Task details:
Write out the entries below exactly, starting at the first line and stopping after the line that contains "plt.rcParams['font.family'] = ['Liberation"; skip all pictures.

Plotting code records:
________________________
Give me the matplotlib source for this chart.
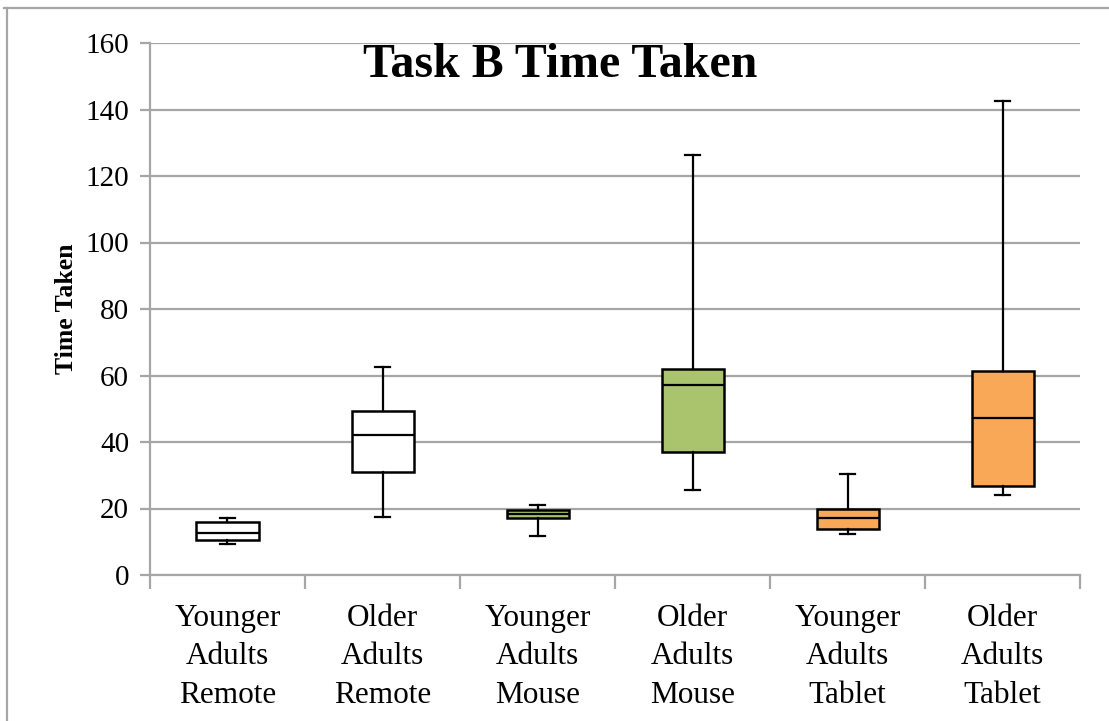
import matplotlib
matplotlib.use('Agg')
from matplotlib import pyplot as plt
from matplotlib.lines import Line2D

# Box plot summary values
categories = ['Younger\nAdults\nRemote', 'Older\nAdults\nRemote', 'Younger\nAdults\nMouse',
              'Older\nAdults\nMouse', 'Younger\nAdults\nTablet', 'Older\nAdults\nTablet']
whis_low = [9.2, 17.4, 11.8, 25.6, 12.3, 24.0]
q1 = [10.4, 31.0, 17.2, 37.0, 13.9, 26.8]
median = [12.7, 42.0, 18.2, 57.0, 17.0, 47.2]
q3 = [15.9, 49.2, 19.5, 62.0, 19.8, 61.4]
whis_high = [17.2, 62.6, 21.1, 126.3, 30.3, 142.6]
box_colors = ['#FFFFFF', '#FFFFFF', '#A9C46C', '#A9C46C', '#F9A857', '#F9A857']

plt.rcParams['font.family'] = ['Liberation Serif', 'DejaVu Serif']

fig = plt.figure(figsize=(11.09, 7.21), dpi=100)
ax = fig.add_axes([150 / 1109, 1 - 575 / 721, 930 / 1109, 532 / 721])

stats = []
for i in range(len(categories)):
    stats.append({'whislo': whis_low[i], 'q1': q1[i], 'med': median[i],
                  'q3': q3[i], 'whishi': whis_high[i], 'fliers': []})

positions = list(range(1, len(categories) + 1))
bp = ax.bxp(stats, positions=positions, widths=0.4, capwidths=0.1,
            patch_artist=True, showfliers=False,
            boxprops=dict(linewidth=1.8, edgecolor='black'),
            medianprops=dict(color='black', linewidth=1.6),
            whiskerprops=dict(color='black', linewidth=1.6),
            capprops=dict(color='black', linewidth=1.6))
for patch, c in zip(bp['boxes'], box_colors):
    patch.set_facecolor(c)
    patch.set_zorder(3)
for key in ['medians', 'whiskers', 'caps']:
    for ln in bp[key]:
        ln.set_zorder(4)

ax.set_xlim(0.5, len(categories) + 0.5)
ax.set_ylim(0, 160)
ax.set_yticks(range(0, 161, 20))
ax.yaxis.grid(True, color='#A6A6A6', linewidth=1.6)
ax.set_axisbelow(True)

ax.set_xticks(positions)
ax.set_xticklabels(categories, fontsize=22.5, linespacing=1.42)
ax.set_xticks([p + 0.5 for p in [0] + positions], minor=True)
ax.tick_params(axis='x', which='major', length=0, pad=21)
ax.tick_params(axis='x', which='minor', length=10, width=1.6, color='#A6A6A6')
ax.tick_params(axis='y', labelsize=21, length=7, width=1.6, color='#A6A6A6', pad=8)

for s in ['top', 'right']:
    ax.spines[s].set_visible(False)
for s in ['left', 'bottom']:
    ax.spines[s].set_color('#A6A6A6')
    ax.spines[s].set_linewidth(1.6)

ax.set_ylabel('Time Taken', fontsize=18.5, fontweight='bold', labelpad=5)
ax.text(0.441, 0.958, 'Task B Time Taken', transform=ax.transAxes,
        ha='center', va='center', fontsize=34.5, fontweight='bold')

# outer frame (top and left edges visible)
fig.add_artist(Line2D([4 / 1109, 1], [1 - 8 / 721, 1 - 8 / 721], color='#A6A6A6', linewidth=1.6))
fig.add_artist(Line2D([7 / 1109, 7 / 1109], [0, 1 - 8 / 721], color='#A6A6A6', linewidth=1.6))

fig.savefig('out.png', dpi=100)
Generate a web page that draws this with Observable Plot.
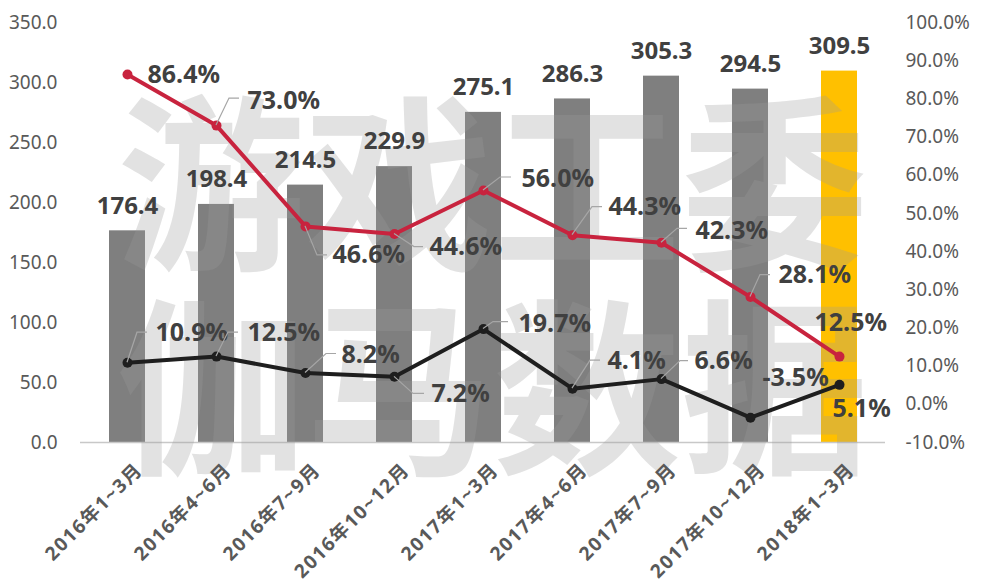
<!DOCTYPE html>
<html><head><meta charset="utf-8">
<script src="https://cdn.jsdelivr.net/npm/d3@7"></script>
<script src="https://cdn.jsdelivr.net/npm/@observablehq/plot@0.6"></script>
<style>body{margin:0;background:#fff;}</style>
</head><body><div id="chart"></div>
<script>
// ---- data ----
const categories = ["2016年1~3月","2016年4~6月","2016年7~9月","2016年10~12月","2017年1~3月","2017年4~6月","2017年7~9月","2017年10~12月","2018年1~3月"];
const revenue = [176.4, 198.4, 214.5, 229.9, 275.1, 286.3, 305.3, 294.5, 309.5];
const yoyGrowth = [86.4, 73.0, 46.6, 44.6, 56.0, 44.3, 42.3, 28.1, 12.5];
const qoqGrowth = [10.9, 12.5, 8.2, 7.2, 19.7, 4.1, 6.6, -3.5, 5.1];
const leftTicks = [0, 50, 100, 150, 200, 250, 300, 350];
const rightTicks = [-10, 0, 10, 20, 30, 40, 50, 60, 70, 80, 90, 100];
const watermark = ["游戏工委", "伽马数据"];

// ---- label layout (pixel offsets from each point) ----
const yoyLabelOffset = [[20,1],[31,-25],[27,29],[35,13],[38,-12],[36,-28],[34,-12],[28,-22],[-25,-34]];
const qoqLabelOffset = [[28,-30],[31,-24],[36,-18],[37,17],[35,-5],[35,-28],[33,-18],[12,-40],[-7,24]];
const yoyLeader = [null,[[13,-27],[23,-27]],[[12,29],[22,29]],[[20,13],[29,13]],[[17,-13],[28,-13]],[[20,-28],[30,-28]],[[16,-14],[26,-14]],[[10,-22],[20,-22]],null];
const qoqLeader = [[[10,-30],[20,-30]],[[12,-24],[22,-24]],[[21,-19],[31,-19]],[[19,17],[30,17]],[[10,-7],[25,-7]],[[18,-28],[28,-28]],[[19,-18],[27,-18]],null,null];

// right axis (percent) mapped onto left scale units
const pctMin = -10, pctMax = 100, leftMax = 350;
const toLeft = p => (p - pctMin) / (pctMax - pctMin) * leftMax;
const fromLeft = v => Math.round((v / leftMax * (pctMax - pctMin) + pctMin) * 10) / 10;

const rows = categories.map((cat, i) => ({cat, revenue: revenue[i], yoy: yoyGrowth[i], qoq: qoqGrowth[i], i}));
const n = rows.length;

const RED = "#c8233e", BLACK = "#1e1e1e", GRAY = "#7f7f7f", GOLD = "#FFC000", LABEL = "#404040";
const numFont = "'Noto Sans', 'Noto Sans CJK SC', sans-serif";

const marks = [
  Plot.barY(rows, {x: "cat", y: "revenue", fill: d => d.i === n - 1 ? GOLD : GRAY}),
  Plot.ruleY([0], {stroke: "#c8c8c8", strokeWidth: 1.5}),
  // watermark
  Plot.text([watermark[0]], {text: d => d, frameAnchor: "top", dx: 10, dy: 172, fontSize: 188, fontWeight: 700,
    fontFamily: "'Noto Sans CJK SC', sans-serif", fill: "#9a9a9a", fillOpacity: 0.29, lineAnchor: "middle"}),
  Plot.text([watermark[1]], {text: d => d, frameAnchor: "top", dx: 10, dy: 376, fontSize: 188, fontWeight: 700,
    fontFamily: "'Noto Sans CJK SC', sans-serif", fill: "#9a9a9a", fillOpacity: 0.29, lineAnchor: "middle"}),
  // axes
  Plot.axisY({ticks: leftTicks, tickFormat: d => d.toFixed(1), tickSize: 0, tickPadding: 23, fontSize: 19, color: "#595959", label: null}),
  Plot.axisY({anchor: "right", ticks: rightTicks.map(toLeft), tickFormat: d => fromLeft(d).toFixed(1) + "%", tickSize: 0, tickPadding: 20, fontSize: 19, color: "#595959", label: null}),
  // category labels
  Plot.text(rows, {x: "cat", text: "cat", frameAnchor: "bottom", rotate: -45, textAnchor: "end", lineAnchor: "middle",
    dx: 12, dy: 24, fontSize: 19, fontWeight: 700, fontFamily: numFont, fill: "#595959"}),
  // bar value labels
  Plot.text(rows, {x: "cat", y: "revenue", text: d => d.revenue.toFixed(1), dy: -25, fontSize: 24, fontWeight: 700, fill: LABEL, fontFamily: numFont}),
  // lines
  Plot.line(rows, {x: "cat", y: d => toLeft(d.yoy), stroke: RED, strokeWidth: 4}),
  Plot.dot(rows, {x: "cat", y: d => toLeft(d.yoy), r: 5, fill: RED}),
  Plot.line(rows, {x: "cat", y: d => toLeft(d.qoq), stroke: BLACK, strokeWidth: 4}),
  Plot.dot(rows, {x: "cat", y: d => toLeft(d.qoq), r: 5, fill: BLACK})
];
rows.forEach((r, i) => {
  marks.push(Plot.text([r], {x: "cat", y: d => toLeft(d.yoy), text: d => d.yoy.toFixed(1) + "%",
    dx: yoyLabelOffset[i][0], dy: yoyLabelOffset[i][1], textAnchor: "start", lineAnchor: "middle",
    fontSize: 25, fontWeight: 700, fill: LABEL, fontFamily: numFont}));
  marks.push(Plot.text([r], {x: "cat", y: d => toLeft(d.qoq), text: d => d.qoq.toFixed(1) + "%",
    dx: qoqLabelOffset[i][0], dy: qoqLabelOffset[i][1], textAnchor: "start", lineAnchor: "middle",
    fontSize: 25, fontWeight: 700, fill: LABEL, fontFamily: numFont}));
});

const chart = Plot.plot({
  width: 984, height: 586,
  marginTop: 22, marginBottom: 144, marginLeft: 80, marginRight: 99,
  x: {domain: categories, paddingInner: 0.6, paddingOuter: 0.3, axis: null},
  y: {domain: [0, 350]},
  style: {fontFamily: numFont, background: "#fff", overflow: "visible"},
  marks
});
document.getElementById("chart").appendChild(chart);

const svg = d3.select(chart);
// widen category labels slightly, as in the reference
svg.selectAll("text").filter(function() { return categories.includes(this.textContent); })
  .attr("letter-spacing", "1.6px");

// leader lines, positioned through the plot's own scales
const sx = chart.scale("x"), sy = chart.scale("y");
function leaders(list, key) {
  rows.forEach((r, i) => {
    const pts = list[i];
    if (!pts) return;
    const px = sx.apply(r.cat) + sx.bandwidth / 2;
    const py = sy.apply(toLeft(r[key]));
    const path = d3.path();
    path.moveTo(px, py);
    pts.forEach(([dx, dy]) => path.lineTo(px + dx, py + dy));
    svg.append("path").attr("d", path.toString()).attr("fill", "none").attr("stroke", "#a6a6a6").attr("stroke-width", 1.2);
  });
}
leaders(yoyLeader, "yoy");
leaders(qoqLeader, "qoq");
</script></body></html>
________________________
Exercise response:
Give me the matplotlib source for this chart.
import matplotlib
matplotlib.use('Agg')
from matplotlib import pyplot as plt
from matplotlib.lines import Line2D

# Box plot summary values
categories = ['Younger\nAdults\nRemote', 'Older\nAdults\nRemote', 'Younger\nAdults\nMouse',
              'Older\nAdults\nMouse', 'Younger\nAdults\nTablet', 'Older\nAdults\nTablet']
whis_low = [9.2, 17.4, 11.8, 25.6, 12.3, 24.0]
q1 = [10.4, 31.0, 17.2, 37.0, 13.9, 26.8]
median = [12.7, 42.0, 18.2, 57.0, 17.0, 47.2]
q3 = [15.9, 49.2, 19.5, 62.0, 19.8, 61.4]
whis_high = [17.2, 62.6, 21.1, 126.3, 30.3, 142.6]
box_colors = ['#FFFFFF', '#FFFFFF', '#A9C46C', '#A9C46C', '#F9A857', '#F9A857']

plt.rcParams['font.family'] = ['Liberation Serif', 'DejaVu Serif']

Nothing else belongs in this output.